= THE REQUEST =
Take the material below and write it all out again exactly.

▼▼▼

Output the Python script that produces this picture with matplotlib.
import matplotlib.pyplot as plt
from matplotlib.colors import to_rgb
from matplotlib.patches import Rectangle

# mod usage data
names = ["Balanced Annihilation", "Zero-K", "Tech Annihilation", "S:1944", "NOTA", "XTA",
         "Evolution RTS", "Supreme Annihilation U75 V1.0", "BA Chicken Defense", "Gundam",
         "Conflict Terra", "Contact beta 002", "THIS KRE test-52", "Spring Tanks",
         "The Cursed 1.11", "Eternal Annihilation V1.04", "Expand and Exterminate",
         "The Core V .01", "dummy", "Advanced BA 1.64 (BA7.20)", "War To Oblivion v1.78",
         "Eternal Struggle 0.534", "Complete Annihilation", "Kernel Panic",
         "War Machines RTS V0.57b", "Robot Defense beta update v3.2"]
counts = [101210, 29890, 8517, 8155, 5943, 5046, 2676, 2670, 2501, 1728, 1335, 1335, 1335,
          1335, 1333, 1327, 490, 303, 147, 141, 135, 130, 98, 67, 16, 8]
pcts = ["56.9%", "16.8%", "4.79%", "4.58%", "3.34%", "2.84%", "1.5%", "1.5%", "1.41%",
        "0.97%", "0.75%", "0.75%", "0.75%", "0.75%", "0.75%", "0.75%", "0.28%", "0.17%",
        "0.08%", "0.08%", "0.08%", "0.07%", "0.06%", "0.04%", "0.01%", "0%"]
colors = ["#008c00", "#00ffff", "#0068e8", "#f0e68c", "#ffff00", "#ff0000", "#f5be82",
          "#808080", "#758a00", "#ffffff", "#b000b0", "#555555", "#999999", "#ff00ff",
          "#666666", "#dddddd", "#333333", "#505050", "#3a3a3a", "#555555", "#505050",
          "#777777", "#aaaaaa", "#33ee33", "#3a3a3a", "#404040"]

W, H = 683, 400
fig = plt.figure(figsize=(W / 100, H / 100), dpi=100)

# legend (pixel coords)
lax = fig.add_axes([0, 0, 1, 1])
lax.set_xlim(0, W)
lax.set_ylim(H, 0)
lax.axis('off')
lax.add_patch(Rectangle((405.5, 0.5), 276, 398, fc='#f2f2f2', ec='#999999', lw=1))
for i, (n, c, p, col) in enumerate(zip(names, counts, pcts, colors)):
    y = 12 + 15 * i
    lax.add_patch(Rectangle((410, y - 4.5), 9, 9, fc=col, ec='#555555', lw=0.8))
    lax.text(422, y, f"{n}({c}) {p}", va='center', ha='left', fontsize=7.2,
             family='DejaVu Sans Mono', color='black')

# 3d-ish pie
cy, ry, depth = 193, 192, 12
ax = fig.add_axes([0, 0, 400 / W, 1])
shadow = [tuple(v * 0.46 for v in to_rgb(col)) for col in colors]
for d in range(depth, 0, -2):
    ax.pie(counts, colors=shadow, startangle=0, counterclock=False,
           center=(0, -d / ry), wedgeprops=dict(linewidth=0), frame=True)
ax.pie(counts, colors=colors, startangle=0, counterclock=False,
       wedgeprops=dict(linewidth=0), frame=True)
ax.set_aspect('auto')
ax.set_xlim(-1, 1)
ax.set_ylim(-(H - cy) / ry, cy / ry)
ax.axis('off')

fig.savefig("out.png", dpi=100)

▲▲▲

= EXERCISE SOLUTION =
Output the Python script that produces this picture with matplotlib.
import matplotlib.pyplot as plt
from matplotlib.colors import to_rgb
from matplotlib.patches import Rectangle

# mod usage data
names = ["Balanced Annihilation", "Zero-K", "Tech Annihilation", "S:1944", "NOTA", "XTA",
         "Evolution RTS", "Supreme Annihilation U75 V1.0", "BA Chicken Defense", "Gundam",
         "Conflict Terra", "Contact beta 002", "THIS KRE test-52", "Spring Tanks",
         "The Cursed 1.11", "Eternal Annihilation V1.04", "Expand and Exterminate",
         "The Core V .01", "dummy", "Advanced BA 1.64 (BA7.20)", "War To Oblivion v1.78",
         "Eternal Struggle 0.534", "Complete Annihilation", "Kernel Panic",
         "War Machines RTS V0.57b", "Robot Defense beta update v3.2"]
counts = [101210, 29890, 8517, 8155, 5943, 5046, 2676, 2670, 2501, 1728, 1335, 1335, 1335,
          1335, 1333, 1327, 490, 303, 147, 141, 135, 130, 98, 67, 16, 8]
pcts = ["56.9%", "16.8%", "4.79%", "4.58%", "3.34%", "2.84%", "1.5%", "1.5%", "1.41%",
        "0.97%", "0.75%", "0.75%", "0.75%", "0.75%", "0.75%", "0.75%", "0.28%", "0.17%",
        "0.08%", "0.08%", "0.08%", "0.07%", "0.06%", "0.04%", "0.01%", "0%"]
colors = ["#008c00", "#00ffff", "#0068e8", "#f0e68c", "#ffff00", "#ff0000", "#f5be82",
          "#808080", "#758a00", "#ffffff", "#b000b0", "#555555", "#999999", "#ff00ff",
          "#666666", "#dddddd", "#333333", "#505050", "#3a3a3a", "#555555", "#505050",
          "#777777", "#aaaaaa", "#33ee33", "#3a3a3a", "#404040"]

W, H = 683, 400
fig = plt.figure(figsize=(W / 100, H / 100), dpi=100)

# legend (pixel coords)
lax = fig.add_axes([0, 0, 1, 1])
lax.set_xlim(0, W)
lax.set_ylim(H, 0)
lax.axis('off')
lax.add_patch(Rectangle((405.5, 0.5), 276, 398, fc='#f2f2f2', ec='#999999', lw=1))
for i, (n, c, p, col) in enumerate(zip(names, counts, pcts, colors)):
    y = 12 + 15 * i
    lax.add_patch(Rectangle((410, y - 4.5), 9, 9, fc=col, ec='#555555', lw=0.8))
    lax.text(422, y, f"{n}({c}) {p}", va='center', ha='left', fontsize=7.2,
             family='DejaVu Sans Mono', color='black')

# 3d-ish pie
cy, ry, depth = 193, 192, 12
ax = fig.add_axes([0, 0, 400 / W, 1])
shadow = [tuple(v * 0.46 for v in to_rgb(col)) for col in colors]
for d in range(depth, 0, -2):
    ax.pie(counts, colors=shadow, startangle=0, counterclock=False,
           center=(0, -d / ry), wedgeprops=dict(linewidth=0), frame=True)
ax.pie(counts, colors=colors, startangle=0, counterclock=False,
       wedgeprops=dict(linewidth=0), frame=True)
ax.set_aspect('auto')
ax.set_xlim(-1, 1)
ax.set_ylim(-(H - cy) / ry, cy / ry)
ax.axis('off')

fig.savefig("out.png", dpi=100)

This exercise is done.